start

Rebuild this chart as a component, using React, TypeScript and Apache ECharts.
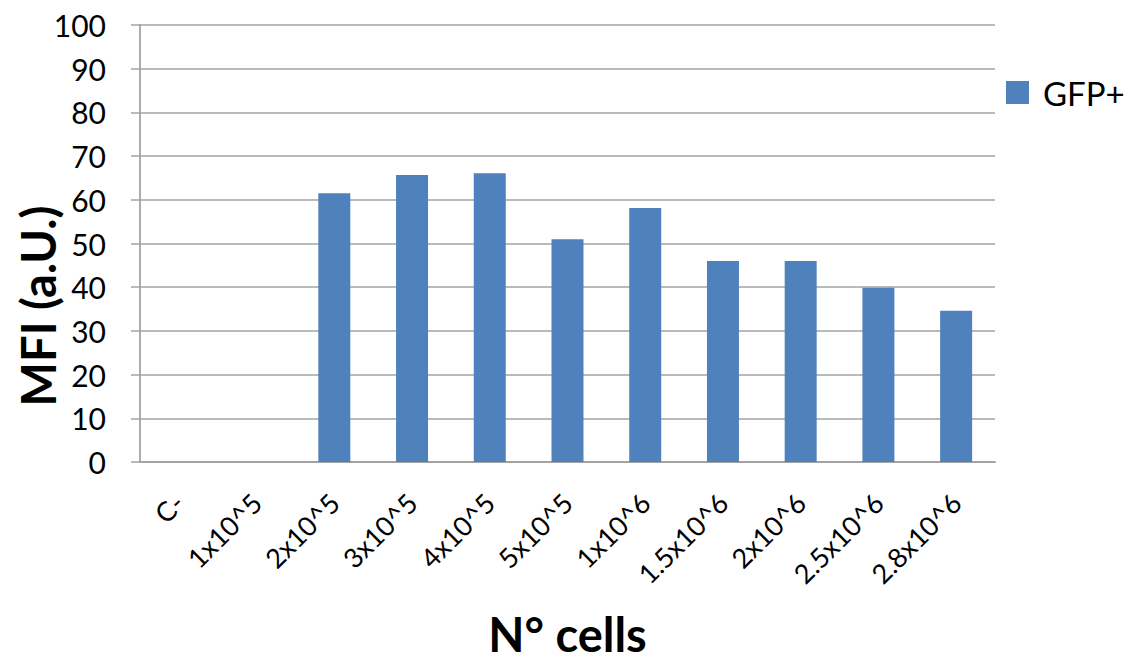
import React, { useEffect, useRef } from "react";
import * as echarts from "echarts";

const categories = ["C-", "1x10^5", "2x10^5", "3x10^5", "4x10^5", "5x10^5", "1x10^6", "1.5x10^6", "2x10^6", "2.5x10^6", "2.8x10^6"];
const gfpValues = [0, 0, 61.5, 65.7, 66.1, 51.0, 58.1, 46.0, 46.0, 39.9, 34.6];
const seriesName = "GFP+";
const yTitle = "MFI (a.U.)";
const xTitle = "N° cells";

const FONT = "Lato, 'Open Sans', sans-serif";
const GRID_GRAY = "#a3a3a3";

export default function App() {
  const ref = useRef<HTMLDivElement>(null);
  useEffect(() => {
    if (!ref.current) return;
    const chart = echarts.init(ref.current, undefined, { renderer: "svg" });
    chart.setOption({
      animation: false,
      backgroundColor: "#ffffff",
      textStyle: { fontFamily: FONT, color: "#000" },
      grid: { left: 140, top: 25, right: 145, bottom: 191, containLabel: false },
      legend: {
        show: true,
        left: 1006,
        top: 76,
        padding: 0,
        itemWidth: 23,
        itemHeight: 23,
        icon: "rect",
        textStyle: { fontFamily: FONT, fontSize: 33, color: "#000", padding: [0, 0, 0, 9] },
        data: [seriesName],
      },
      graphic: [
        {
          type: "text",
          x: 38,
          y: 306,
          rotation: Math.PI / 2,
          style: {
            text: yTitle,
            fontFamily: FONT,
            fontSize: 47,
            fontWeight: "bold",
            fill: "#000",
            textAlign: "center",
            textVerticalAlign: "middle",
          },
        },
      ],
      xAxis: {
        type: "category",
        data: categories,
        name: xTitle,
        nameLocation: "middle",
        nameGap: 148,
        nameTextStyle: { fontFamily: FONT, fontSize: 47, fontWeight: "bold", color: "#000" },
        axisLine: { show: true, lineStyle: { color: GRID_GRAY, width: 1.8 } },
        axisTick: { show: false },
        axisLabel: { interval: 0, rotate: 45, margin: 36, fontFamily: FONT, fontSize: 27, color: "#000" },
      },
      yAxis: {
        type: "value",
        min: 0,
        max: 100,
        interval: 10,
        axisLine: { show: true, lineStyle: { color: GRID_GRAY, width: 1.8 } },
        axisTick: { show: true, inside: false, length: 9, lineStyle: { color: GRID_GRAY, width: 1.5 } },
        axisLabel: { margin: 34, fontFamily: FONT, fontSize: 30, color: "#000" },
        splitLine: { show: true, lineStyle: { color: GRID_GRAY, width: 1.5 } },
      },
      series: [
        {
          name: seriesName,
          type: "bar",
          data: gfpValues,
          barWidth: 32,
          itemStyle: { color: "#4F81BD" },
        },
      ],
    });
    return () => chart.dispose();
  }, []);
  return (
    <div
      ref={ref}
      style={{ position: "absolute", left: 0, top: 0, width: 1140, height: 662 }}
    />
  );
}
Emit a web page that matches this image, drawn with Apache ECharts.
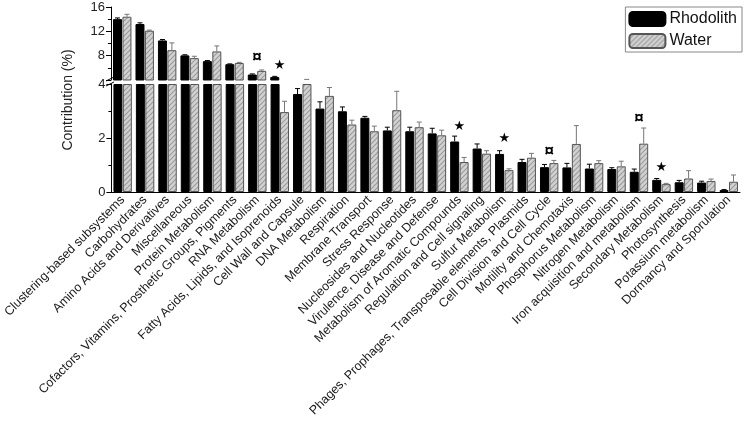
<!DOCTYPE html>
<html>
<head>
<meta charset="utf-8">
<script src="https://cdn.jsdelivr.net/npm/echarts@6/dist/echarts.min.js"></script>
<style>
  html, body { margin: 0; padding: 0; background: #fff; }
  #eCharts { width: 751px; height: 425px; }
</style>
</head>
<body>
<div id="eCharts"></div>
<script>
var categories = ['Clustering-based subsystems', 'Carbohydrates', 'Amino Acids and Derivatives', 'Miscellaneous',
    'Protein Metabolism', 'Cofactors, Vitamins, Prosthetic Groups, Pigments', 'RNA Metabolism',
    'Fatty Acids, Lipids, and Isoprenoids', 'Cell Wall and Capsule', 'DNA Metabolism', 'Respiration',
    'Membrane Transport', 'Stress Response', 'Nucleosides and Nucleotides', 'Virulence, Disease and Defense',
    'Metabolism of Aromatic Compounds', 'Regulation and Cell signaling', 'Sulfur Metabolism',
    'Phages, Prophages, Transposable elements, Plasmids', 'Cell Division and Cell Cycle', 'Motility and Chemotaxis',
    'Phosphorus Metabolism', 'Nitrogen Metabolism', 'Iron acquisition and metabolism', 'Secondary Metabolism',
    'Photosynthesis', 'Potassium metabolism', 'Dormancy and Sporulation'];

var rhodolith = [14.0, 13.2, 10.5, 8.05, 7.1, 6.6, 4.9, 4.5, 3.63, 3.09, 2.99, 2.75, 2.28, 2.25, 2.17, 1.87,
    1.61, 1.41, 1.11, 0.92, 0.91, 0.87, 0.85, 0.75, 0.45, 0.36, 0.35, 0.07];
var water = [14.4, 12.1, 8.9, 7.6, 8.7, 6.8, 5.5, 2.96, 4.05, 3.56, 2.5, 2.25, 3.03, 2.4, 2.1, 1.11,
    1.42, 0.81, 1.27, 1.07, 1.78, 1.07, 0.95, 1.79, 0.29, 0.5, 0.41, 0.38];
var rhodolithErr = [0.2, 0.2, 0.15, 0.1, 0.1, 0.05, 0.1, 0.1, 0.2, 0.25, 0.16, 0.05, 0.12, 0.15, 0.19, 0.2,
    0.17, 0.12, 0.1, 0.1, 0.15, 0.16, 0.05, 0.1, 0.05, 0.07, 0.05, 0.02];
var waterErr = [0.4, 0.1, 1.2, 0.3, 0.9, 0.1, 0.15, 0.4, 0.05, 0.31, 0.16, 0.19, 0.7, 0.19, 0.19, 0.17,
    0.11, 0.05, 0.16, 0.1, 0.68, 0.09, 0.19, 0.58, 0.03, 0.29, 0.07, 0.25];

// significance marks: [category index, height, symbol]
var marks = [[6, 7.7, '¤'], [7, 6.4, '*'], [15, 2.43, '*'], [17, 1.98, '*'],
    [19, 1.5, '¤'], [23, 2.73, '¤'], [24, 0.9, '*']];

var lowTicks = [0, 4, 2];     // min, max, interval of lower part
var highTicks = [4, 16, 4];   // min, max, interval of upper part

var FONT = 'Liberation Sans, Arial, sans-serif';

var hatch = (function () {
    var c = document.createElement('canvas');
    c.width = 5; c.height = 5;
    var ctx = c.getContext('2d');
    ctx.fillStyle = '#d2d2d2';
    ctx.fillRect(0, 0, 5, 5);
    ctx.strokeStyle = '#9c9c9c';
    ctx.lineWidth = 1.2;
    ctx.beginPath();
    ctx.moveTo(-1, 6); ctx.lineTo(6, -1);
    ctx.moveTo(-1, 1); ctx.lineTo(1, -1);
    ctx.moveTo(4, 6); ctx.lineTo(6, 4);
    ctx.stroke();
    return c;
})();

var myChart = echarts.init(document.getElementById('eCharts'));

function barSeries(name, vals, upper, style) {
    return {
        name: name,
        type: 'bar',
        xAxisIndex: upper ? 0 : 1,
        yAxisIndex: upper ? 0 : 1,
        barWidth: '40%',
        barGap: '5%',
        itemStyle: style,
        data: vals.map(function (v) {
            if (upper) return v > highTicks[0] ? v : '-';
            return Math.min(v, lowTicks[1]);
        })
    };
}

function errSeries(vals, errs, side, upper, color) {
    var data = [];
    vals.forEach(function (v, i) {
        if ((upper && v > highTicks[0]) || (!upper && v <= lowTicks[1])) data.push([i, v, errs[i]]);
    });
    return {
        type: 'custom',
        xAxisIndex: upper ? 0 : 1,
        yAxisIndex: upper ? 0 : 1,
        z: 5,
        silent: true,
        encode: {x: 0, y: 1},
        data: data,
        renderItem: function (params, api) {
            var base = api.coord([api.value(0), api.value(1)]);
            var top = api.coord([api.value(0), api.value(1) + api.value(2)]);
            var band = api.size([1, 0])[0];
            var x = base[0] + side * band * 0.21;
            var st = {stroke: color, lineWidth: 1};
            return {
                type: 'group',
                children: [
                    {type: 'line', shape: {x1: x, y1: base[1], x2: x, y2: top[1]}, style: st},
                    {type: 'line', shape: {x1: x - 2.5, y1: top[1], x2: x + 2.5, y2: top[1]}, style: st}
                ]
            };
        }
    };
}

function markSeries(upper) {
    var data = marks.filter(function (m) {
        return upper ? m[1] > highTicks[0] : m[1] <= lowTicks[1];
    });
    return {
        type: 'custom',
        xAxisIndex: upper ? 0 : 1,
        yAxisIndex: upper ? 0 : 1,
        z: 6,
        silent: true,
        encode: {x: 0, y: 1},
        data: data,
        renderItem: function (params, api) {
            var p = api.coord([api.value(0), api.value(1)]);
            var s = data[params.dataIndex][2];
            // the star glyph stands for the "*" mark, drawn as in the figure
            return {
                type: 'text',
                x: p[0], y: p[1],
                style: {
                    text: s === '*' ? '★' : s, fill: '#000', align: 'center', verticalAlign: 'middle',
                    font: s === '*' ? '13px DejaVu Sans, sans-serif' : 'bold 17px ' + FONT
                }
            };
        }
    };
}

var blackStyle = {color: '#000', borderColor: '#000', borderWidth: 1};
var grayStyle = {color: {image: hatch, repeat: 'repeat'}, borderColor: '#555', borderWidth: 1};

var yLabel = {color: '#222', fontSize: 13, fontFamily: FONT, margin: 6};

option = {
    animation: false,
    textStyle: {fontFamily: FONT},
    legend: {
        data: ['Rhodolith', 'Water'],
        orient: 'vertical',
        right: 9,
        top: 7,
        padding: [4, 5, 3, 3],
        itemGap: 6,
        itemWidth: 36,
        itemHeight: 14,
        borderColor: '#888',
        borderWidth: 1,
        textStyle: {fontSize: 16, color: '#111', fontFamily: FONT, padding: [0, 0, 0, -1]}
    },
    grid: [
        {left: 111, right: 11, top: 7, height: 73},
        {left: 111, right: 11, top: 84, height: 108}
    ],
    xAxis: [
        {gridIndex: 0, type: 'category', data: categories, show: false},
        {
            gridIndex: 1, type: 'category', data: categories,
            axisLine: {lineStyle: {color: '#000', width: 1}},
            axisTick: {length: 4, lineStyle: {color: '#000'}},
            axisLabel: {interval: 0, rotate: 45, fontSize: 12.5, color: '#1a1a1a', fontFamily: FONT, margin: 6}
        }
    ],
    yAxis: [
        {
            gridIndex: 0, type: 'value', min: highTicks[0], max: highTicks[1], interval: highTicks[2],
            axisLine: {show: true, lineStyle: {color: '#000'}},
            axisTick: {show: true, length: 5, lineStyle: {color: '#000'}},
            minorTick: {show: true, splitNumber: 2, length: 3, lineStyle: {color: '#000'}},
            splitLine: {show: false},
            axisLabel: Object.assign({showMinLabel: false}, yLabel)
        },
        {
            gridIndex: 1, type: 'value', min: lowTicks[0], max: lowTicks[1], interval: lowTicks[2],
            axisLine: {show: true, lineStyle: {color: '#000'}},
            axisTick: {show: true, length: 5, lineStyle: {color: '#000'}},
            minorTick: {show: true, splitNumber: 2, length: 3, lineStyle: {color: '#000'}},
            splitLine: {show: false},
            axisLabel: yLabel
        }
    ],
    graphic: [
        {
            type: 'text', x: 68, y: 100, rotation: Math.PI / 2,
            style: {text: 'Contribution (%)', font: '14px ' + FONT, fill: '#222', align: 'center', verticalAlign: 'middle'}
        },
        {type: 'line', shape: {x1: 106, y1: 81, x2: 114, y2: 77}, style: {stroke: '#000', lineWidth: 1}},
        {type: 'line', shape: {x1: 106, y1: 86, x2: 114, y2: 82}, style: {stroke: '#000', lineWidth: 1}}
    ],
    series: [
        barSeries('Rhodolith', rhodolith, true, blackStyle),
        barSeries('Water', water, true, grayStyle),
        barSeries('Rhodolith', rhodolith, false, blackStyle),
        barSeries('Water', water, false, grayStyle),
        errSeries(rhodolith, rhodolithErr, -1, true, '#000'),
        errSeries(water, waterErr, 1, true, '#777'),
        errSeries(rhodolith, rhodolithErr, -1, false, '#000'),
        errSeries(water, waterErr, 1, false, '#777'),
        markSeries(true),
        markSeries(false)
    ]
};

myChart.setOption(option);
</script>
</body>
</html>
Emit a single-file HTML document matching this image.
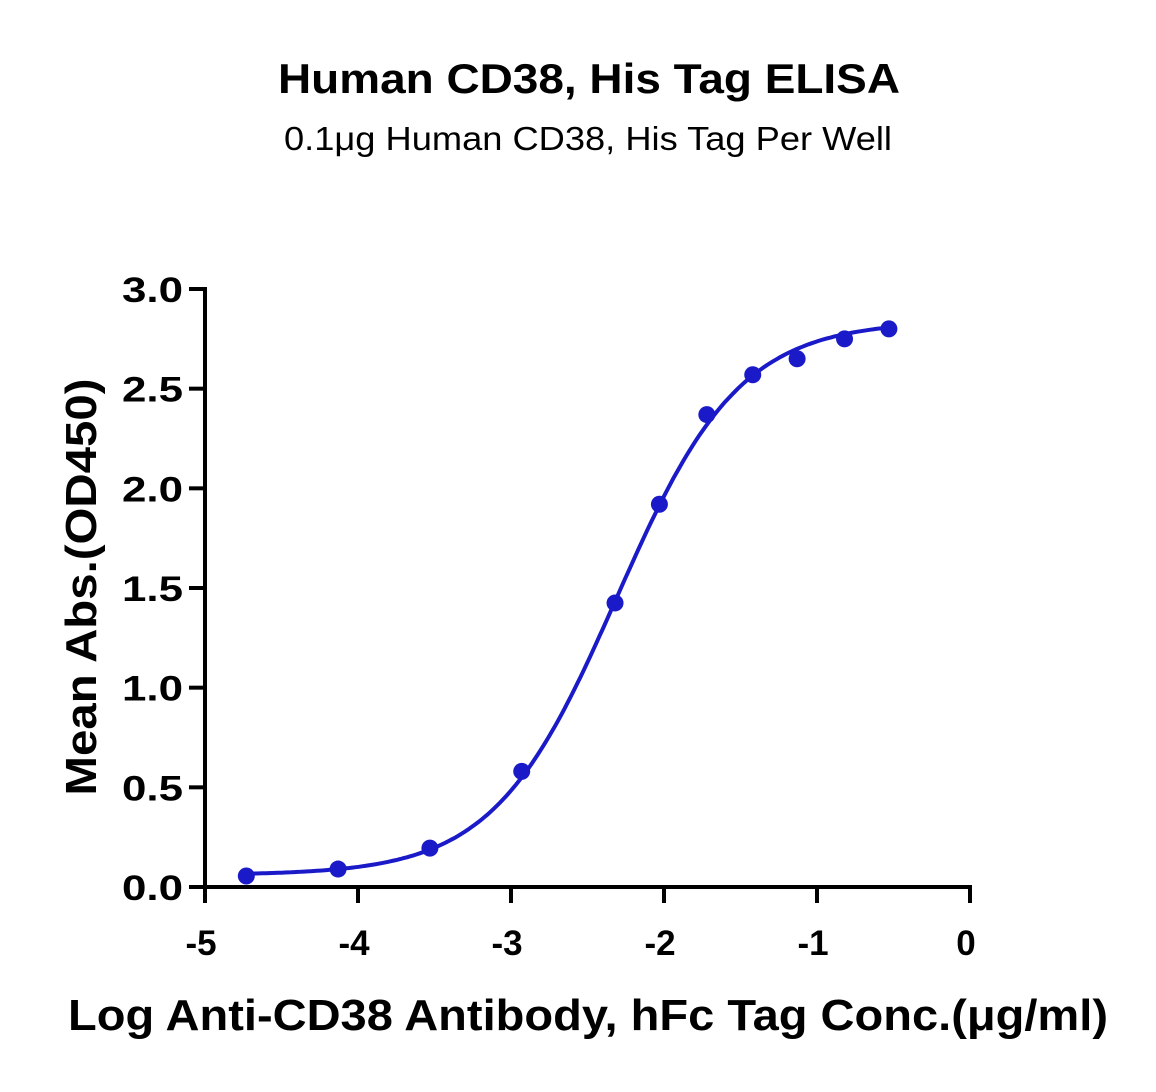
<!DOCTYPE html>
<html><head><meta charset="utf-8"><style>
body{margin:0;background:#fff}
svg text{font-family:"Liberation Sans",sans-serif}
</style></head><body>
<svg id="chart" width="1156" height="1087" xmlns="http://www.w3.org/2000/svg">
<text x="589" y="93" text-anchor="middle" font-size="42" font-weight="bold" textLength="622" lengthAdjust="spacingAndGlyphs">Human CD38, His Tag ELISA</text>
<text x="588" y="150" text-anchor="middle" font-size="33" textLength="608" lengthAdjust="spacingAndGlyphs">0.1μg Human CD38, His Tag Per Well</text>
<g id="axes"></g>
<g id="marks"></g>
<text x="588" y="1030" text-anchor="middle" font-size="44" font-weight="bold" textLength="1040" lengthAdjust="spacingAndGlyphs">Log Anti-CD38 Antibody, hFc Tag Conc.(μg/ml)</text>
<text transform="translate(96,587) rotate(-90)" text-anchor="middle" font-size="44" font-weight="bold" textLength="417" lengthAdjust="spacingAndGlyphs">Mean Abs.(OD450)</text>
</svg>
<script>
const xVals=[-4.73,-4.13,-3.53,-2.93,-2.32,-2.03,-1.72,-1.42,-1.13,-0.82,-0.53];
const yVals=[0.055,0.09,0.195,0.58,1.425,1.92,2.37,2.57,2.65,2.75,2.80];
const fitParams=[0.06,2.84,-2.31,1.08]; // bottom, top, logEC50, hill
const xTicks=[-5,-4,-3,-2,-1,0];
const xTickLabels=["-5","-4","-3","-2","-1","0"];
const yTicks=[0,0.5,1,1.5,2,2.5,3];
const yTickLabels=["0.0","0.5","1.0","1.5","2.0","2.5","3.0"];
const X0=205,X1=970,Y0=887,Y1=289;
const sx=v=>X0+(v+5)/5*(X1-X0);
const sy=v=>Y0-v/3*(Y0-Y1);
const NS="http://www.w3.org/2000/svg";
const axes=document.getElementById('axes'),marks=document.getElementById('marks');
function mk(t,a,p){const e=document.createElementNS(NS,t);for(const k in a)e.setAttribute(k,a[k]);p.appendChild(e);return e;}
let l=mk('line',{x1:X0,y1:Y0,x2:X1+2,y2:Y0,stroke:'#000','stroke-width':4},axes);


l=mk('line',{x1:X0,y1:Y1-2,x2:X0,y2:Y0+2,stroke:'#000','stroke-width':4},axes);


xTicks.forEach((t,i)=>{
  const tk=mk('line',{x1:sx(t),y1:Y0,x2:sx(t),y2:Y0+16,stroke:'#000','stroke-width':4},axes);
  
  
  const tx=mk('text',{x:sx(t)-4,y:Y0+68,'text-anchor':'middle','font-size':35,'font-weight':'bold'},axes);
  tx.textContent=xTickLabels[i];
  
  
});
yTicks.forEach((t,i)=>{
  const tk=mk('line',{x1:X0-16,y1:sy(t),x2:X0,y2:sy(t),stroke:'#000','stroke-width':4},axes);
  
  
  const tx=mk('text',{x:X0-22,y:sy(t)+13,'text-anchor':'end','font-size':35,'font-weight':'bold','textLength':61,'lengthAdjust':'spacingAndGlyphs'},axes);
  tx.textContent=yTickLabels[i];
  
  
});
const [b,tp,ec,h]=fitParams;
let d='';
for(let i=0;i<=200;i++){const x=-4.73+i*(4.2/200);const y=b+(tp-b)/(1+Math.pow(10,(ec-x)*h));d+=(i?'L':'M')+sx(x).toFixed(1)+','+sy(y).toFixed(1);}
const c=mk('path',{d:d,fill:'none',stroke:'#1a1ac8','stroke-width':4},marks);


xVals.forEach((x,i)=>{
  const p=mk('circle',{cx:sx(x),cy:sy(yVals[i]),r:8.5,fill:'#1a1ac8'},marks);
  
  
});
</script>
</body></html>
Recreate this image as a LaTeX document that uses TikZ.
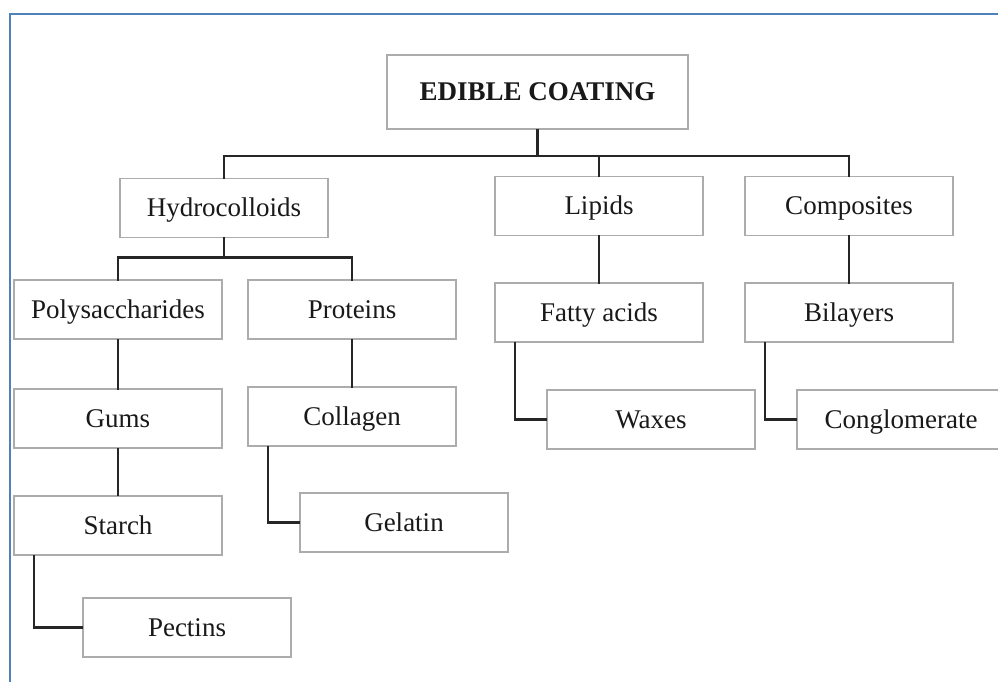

end

WORK TO DO> From the listing above, restate verbatim the lines running from the one with "Emit a web page" through the one with "0.29, 0.07, 0.25];", inclusive, but not the pictures.

EXPECTED ANSWER>
Emit a web page that matches this image, drawn with Apache ECharts.
<!DOCTYPE html>
<html>
<head>
<meta charset="utf-8">
<script src="https://cdn.jsdelivr.net/npm/echarts@6/dist/echarts.min.js"></script>
<style>
  html, body { margin: 0; padding: 0; background: #fff; }
  #eCharts { width: 751px; height: 425px; }
</style>
</head>
<body>
<div id="eCharts"></div>
<script>
var categories = ['Clustering-based subsystems', 'Carbohydrates', 'Amino Acids and Derivatives', 'Miscellaneous',
    'Protein Metabolism', 'Cofactors, Vitamins, Prosthetic Groups, Pigments', 'RNA Metabolism',
    'Fatty Acids, Lipids, and Isoprenoids', 'Cell Wall and Capsule', 'DNA Metabolism', 'Respiration',
    'Membrane Transport', 'Stress Response', 'Nucleosides and Nucleotides', 'Virulence, Disease and Defense',
    'Metabolism of Aromatic Compounds', 'Regulation and Cell signaling', 'Sulfur Metabolism',
    'Phages, Prophages, Transposable elements, Plasmids', 'Cell Division and Cell Cycle', 'Motility and Chemotaxis',
    'Phosphorus Metabolism', 'Nitrogen Metabolism', 'Iron acquisition and metabolism', 'Secondary Metabolism',
    'Photosynthesis', 'Potassium metabolism', 'Dormancy and Sporulation'];

var rhodolith = [14.0, 13.2, 10.5, 8.05, 7.1, 6.6, 4.9, 4.5, 3.63, 3.09, 2.99, 2.75, 2.28, 2.25, 2.17, 1.87,
    1.61, 1.41, 1.11, 0.92, 0.91, 0.87, 0.85, 0.75, 0.45, 0.36, 0.35, 0.07];
var water = [14.4, 12.1, 8.9, 7.6, 8.7, 6.8, 5.5, 2.96, 4.05, 3.56, 2.5, 2.25, 3.03, 2.4, 2.1, 1.11,
    1.42, 0.81, 1.27, 1.07, 1.78, 1.07, 0.95, 1.79, 0.29, 0.5, 0.41, 0.38];
var rhodolithErr = [0.2, 0.2, 0.15, 0.1, 0.1, 0.05, 0.1, 0.1, 0.2, 0.25, 0.16, 0.05, 0.12, 0.15, 0.19, 0.2,
    0.17, 0.12, 0.1, 0.1, 0.15, 0.16, 0.05, 0.1, 0.05, 0.07, 0.05, 0.02];
var waterErr = [0.4, 0.1, 1.2, 0.3, 0.9, 0.1, 0.15, 0.4, 0.05, 0.31, 0.16, 0.19, 0.7, 0.19, 0.19, 0.17,
    0.11, 0.05, 0.16, 0.1, 0.68, 0.09, 0.19, 0.58, 0.03, 0.29, 0.07, 0.25];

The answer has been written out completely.